Hyperliquid’s S&P 500 perpetual market topped $100 million in 24-hour volume on Friday, making it one of the 10 largest markets on the booming blockchain.
It’s impressive growth for a market that debuted just days earlier, and it’s the latest sign that blockchain-based traders are eager to trade in futures for traditional assets.
Hyperliquid has become a popular venue for weekend trading of tokenised oil futures amid the war in Iran, topping $1 billion in weekend volume earlier this month.
As traders increasingly use Hyperliquid and other blockchains to trade over nights and weekends, they may become a venue for true price discovery.
Oracles that bring the price of real-world assets onchain give enormous weight to an asset’s most recent price on traditional markets in order to prevent dramatic price swings in relatively illiquid onchain markets, Marcin Kazmierczak, founder of crypto oracle RedStone, told DL News.
“But as we move forward and this trading volume on HIP-3 keeps growing, this divergence between Friday closing and weekend trading can be larger and larger,” he added, referring to a Hyperliquid feature that allows users to deploy new markets without seeking permission from the blockchain’s creators.

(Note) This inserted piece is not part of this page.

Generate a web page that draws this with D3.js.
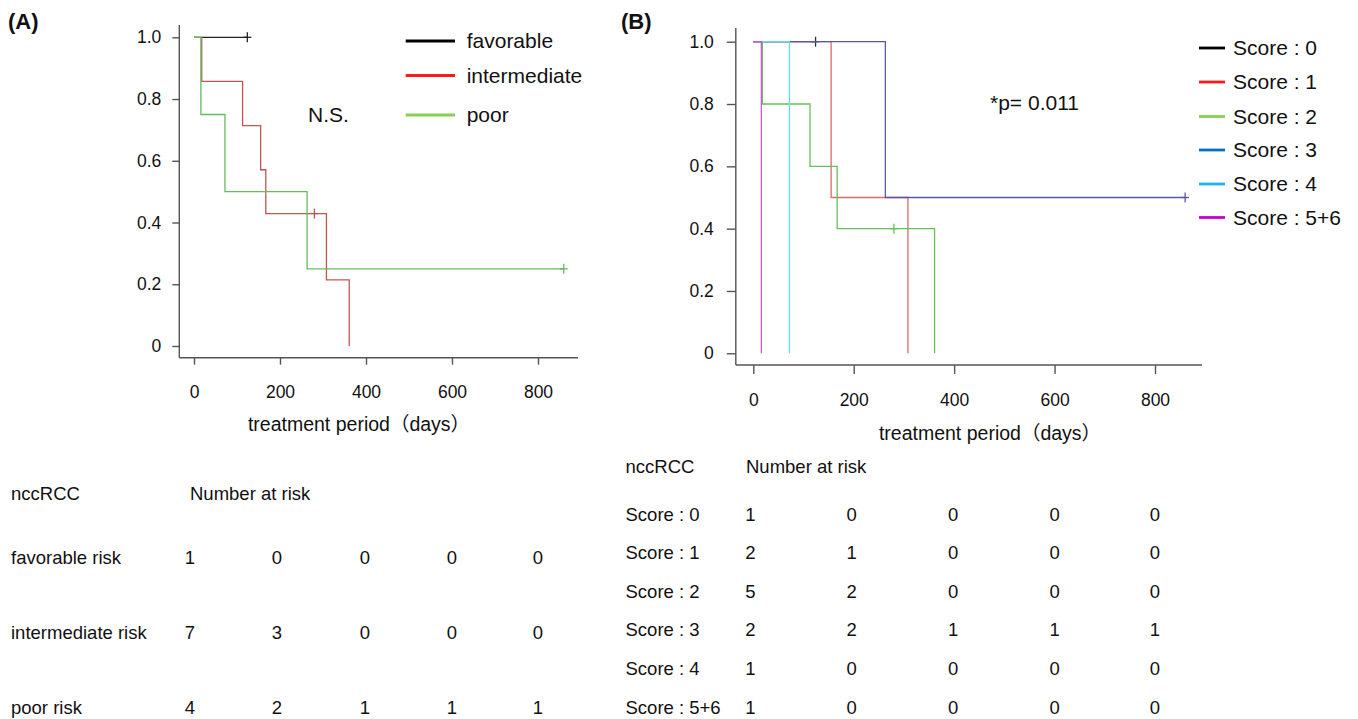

Trade[XYZ], the firm that licensed S&P’s index for use on Hyperliquid, has a name for its feature limiting after-hours price movements: “Discovery Bounds.” It rolled out an updated version of this feature on Thursday for six new markets in order to allow prices greater freedom to move as trading outside regular business hours increases.
That feature was first introduced earlier in the week, after one of Trade[XYZ]’s oil markets hit $1 billion in weekend volume.
“To realise the radical concept of 24/7 trading, we made an explicit trade-off: limit the extreme tails of price movement, and the range within becomes substantially more conducive to genuine price discovery,” a pseudonymous employee wrote on X last week.
But Trade[XYZ]’s blockbuster markets have changed that calculus.
“With more participants, deeper liquidity, and higher-signal price movements, we’ve reached a point where the static protections themselves have become the primary constraint on price discovery,” they wrote.
And there’s much more room for onchain markets to reduce their reliance on price signals from traditional markets, according to Kazmierczak — all they need to do is grow.
“The closing price on Friday, it can have a parameter of relevance — let’s call it 90% and then 10% is the price discovery that’s happening [onchain] over the weekend,” Kazmierczak said.
“As more and more volume happens on Hyperliquid, this parameter can be diminished to, let’s call it 80% and maybe 70% and so on. It’s just the question of how much of the volume and the serious players will be playing.”